+++ Given information +++

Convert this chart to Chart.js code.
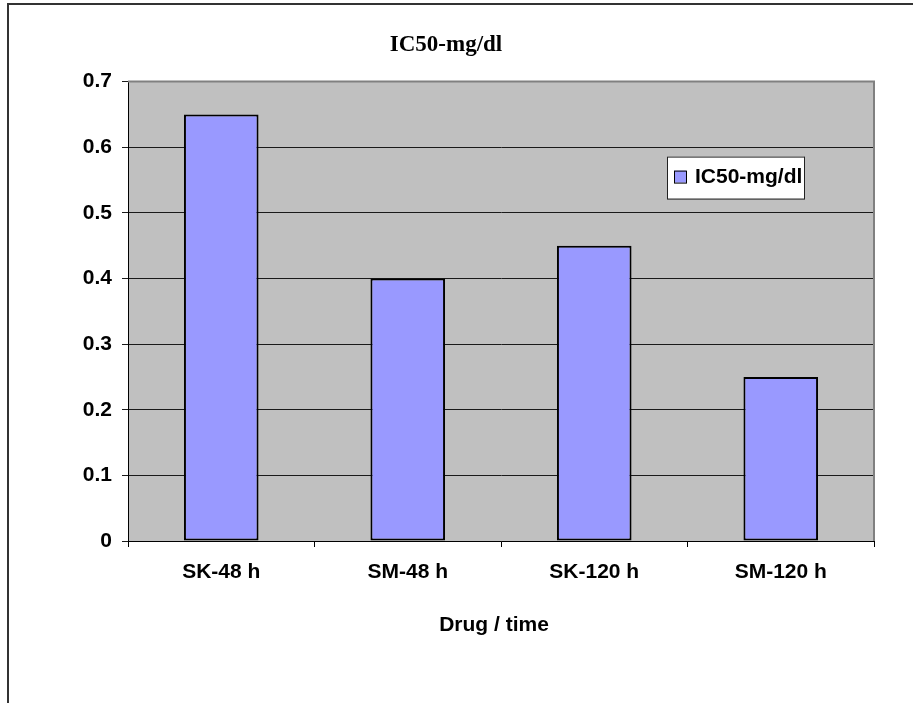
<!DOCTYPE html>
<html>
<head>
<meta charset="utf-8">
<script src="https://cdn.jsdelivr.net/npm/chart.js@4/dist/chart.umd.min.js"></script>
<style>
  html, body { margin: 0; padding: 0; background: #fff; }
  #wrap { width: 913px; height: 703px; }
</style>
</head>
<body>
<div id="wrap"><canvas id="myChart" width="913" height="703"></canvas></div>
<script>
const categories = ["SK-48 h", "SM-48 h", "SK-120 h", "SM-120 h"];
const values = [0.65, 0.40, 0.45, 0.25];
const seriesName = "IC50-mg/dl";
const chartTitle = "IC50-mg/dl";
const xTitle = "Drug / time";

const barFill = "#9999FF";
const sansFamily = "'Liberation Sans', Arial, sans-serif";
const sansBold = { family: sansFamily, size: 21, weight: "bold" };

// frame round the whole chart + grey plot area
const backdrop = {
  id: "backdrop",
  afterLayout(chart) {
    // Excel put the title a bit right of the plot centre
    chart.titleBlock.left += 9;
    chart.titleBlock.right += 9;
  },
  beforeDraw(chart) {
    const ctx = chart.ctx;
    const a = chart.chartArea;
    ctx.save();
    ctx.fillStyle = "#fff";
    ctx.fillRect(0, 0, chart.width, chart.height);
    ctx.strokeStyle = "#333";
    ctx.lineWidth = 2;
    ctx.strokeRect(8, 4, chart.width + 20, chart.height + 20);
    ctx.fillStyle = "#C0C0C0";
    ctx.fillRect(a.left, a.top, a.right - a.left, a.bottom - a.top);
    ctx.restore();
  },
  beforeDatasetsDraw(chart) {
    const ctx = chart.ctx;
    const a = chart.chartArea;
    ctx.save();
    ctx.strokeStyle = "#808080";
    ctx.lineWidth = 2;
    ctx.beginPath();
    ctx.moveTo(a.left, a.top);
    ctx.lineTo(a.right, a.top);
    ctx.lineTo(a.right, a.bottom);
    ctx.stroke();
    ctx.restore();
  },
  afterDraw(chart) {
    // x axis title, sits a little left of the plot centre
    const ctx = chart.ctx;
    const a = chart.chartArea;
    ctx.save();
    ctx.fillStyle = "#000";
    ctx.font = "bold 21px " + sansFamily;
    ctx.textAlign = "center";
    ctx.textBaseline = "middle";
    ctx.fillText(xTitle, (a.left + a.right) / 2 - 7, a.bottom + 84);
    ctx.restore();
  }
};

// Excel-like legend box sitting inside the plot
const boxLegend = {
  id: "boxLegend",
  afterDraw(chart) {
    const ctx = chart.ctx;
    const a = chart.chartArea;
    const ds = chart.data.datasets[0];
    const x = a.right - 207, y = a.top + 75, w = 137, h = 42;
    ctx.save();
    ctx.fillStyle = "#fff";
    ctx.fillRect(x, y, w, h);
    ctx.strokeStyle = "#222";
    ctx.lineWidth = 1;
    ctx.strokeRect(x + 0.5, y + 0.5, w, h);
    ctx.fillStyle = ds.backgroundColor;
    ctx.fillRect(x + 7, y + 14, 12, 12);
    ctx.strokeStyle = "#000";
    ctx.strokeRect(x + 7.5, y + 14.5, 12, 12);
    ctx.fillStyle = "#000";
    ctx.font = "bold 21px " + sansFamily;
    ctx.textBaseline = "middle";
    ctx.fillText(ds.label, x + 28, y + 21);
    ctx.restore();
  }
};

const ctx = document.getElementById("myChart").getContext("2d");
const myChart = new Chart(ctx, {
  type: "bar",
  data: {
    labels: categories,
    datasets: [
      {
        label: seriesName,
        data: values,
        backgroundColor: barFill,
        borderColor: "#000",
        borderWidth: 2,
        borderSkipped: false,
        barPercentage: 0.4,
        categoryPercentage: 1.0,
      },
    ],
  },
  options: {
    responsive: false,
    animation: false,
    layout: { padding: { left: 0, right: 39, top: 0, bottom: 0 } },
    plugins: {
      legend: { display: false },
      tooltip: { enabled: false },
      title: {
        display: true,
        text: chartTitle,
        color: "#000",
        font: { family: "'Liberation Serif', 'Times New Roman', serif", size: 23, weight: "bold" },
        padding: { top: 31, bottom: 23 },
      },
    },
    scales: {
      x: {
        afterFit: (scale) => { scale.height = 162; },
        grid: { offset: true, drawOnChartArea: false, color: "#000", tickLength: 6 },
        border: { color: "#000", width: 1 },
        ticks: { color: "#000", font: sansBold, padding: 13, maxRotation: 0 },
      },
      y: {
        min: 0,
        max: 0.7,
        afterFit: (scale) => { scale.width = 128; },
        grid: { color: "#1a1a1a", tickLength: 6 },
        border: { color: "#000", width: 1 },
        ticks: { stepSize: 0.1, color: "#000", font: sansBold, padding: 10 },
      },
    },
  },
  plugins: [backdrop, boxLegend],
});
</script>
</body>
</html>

+++
+++ Given information +++

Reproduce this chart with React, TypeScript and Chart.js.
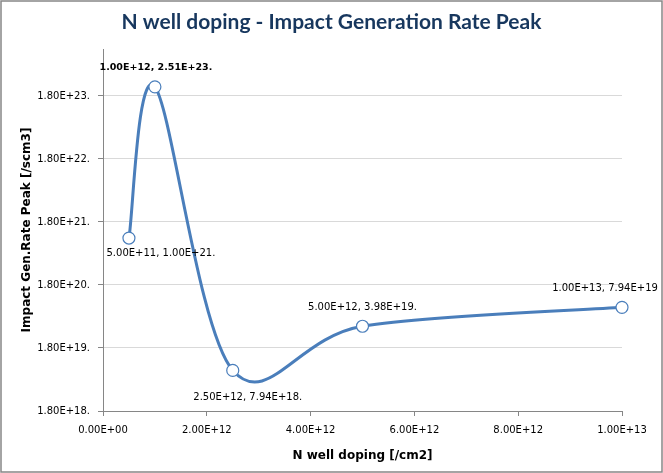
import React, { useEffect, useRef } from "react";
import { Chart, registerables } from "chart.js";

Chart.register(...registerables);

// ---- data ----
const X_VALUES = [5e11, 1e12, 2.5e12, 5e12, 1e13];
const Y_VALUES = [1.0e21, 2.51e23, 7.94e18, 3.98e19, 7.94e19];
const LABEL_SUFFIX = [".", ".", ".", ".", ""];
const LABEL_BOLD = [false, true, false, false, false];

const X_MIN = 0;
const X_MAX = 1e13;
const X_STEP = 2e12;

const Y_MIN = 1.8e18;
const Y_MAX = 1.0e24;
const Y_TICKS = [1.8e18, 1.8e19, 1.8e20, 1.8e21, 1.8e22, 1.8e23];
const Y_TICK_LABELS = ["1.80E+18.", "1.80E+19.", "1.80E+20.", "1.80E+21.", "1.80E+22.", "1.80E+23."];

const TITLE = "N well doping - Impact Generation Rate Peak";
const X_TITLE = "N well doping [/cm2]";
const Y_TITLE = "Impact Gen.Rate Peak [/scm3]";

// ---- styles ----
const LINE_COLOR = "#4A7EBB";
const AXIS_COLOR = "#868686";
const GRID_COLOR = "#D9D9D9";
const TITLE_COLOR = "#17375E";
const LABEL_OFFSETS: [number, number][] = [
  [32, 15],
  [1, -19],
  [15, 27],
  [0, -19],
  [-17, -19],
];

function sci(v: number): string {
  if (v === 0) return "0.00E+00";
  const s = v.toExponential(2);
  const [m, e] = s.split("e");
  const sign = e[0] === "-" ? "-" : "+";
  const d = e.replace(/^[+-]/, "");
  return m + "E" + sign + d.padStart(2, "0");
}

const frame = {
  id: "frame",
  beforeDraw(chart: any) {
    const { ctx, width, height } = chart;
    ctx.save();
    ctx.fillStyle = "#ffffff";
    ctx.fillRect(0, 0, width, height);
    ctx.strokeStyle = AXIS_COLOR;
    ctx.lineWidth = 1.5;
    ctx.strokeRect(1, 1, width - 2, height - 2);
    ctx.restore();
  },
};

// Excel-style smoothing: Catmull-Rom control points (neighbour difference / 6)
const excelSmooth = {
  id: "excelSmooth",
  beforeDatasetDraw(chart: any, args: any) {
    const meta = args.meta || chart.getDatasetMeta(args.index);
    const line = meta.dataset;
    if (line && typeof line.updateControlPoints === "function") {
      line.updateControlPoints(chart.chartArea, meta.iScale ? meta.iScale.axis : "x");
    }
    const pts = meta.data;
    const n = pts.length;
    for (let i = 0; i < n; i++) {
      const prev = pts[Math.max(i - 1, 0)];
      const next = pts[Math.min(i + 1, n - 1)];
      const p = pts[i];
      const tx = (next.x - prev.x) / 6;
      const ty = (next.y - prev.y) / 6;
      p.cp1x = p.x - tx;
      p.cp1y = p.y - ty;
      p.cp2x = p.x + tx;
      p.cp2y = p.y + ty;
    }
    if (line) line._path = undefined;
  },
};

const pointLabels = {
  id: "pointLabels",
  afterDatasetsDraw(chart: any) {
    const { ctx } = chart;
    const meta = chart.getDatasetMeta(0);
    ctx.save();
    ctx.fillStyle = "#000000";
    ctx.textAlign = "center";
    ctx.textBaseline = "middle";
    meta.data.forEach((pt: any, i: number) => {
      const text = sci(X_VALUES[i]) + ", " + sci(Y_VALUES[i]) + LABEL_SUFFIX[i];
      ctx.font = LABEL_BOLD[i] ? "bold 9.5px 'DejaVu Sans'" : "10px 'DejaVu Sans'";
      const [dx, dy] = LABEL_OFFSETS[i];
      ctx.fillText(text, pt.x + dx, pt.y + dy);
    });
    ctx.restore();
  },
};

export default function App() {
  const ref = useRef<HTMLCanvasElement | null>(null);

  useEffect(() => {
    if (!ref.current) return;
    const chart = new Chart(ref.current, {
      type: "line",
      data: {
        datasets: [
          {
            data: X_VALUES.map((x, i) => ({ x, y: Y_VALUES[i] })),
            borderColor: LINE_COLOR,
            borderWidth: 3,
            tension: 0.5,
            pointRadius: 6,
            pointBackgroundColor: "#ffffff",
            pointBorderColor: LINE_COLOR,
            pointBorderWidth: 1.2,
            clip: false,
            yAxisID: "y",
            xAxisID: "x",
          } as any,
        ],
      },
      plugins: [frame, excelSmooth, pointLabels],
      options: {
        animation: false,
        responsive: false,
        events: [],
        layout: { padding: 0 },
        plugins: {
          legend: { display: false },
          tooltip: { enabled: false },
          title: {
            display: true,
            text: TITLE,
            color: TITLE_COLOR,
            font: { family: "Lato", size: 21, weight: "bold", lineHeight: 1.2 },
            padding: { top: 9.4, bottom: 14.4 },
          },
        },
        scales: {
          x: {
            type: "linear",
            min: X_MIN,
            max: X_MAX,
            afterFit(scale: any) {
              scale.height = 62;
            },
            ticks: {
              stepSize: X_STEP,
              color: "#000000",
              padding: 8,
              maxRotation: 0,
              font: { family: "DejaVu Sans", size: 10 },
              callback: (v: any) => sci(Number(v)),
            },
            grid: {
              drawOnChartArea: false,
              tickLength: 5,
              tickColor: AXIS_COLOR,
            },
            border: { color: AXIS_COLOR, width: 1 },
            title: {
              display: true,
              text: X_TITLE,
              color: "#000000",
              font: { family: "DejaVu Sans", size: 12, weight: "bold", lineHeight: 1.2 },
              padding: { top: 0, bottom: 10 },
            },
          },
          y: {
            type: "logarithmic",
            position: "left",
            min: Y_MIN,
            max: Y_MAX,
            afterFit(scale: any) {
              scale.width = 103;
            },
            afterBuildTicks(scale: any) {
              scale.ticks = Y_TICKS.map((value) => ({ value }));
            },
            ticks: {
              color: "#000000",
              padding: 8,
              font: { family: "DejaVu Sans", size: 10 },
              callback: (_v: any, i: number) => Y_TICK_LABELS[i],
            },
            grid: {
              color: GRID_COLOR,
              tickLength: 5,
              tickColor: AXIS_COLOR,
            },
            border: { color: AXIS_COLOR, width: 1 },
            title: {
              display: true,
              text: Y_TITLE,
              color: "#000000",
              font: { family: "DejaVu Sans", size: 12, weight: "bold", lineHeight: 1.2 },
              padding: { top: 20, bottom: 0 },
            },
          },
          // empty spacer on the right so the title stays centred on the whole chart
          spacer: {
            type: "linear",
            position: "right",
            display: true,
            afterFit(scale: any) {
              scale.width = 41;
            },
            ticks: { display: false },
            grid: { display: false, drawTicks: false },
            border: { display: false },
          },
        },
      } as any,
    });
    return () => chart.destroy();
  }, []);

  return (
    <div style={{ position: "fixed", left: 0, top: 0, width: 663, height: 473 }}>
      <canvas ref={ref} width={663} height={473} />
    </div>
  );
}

+++

> [What is needed] Begin at the line containing "Reproduce this chart", end at the line containing "const X_STEP = 2e12;", and copy those lines word for word, both included. Skip pictures.

> [Worked solution]
Reproduce this chart with React, TypeScript and Chart.js.
import React, { useEffect, useRef } from "react";
import { Chart, registerables } from "chart.js";

Chart.register(...registerables);

// ---- data ----
const X_VALUES = [5e11, 1e12, 2.5e12, 5e12, 1e13];
const Y_VALUES = [1.0e21, 2.51e23, 7.94e18, 3.98e19, 7.94e19];
const LABEL_SUFFIX = [".", ".", ".", ".", ""];
const LABEL_BOLD = [false, true, false, false, false];

const X_MIN = 0;
const X_MAX = 1e13;
const X_STEP = 2e12;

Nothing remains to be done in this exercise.